* begin Data segment *
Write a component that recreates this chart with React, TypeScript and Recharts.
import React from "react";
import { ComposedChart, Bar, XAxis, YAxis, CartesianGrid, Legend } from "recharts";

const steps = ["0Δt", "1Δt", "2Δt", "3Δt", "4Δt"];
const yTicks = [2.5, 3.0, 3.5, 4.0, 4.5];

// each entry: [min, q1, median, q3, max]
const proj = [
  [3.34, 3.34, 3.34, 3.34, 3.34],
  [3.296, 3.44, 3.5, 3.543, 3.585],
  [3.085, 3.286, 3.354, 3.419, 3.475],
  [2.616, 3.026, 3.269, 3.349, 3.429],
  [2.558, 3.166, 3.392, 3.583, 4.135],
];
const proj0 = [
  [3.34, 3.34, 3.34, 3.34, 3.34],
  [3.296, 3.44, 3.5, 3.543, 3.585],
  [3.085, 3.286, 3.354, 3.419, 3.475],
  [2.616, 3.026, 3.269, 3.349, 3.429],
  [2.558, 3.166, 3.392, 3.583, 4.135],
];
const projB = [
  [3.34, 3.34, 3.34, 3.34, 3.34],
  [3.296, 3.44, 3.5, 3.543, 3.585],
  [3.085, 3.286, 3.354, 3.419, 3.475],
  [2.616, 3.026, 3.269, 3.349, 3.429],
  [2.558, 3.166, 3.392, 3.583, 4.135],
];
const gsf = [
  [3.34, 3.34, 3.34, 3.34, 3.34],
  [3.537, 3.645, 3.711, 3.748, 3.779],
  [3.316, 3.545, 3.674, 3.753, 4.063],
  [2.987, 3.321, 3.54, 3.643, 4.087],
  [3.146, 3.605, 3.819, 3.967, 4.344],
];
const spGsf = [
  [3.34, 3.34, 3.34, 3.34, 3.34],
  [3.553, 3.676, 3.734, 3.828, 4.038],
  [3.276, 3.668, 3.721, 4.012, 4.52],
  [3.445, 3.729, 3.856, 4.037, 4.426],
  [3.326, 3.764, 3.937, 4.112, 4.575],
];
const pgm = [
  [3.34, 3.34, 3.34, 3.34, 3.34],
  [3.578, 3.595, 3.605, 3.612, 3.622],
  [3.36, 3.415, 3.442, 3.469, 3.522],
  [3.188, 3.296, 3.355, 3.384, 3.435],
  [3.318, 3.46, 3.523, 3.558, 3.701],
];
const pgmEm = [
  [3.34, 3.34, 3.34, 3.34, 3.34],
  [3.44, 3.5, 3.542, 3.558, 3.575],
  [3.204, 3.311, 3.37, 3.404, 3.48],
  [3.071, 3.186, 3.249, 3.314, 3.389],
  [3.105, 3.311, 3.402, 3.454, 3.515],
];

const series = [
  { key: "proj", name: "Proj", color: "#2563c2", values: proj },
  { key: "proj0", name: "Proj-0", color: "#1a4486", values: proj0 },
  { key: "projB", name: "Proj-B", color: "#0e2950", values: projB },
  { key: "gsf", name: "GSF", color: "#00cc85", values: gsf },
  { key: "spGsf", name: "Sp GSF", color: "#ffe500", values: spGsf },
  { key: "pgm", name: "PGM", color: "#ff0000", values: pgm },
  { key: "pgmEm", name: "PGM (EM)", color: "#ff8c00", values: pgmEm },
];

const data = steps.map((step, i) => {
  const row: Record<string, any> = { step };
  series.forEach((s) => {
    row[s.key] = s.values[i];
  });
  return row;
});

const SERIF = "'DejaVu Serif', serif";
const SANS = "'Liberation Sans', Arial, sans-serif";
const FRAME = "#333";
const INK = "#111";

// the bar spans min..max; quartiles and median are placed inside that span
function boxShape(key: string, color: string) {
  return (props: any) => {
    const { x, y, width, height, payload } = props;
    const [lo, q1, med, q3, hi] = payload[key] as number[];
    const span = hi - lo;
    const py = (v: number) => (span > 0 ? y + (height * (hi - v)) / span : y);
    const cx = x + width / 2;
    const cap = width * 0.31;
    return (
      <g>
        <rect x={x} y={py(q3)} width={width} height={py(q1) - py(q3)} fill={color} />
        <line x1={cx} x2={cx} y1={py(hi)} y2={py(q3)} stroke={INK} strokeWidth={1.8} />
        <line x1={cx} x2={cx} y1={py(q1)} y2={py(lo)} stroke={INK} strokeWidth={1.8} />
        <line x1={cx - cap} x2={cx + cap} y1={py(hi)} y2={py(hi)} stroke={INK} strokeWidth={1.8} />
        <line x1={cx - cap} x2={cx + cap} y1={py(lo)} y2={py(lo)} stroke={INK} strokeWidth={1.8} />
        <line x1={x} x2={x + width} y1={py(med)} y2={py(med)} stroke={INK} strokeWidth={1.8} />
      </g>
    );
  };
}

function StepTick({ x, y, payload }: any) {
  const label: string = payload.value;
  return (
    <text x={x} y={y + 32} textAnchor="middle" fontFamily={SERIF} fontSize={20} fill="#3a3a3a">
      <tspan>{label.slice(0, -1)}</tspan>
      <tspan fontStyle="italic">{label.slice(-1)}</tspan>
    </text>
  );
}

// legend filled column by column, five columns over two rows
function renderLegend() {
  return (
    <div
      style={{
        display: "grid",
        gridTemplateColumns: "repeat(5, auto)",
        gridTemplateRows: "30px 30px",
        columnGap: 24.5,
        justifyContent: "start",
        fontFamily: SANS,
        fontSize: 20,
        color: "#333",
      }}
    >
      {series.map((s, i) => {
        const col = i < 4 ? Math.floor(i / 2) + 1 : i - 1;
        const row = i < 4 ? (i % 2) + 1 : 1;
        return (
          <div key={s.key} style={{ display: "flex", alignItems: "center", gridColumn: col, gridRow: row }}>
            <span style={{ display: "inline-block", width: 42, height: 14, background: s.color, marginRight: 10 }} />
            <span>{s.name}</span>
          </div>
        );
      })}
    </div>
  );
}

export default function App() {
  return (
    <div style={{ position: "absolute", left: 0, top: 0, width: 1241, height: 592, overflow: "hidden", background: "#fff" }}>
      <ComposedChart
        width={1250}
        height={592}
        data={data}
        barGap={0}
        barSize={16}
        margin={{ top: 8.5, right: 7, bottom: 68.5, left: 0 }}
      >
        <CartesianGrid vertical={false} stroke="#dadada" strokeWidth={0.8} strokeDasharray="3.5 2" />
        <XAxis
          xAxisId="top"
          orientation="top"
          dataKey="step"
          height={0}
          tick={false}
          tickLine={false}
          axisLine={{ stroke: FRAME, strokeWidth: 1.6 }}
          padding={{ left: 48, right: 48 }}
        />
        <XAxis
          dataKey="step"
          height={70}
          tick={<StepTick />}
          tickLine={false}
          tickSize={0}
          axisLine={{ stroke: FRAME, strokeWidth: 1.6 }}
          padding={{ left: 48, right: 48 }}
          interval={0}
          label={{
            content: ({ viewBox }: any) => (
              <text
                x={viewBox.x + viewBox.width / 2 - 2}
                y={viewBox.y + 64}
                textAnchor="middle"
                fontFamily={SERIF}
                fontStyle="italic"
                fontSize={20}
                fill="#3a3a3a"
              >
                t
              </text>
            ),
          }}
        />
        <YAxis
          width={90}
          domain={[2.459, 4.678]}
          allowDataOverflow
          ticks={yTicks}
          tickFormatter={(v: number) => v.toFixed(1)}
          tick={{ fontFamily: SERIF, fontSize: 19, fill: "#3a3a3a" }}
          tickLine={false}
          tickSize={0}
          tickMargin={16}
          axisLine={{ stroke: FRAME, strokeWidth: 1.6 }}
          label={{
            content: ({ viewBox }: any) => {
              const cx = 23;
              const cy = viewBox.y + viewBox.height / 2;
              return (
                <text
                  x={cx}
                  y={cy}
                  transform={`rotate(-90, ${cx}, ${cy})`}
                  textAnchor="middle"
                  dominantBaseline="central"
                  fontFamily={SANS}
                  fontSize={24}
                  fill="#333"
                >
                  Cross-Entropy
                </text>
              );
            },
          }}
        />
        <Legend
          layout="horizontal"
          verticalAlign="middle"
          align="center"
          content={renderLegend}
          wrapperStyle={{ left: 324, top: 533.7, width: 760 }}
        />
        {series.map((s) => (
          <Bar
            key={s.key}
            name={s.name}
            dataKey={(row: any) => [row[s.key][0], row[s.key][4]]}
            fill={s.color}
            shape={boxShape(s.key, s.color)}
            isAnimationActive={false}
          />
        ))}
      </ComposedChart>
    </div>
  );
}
* end Data segment *
Write out, exactly and with nothing else, the lines of the listing above from its first line through the line with "const yTicks = [2.5, 3.0, 3.5, 4.0, 4.5];".

#### Expected answer:
Write a component that recreates this chart with React, TypeScript and Recharts.
import React from "react";
import { ComposedChart, Bar, XAxis, YAxis, CartesianGrid, Legend } from "recharts";

const steps = ["0Δt", "1Δt", "2Δt", "3Δt", "4Δt"];
const yTicks = [2.5, 3.0, 3.5, 4.0, 4.5];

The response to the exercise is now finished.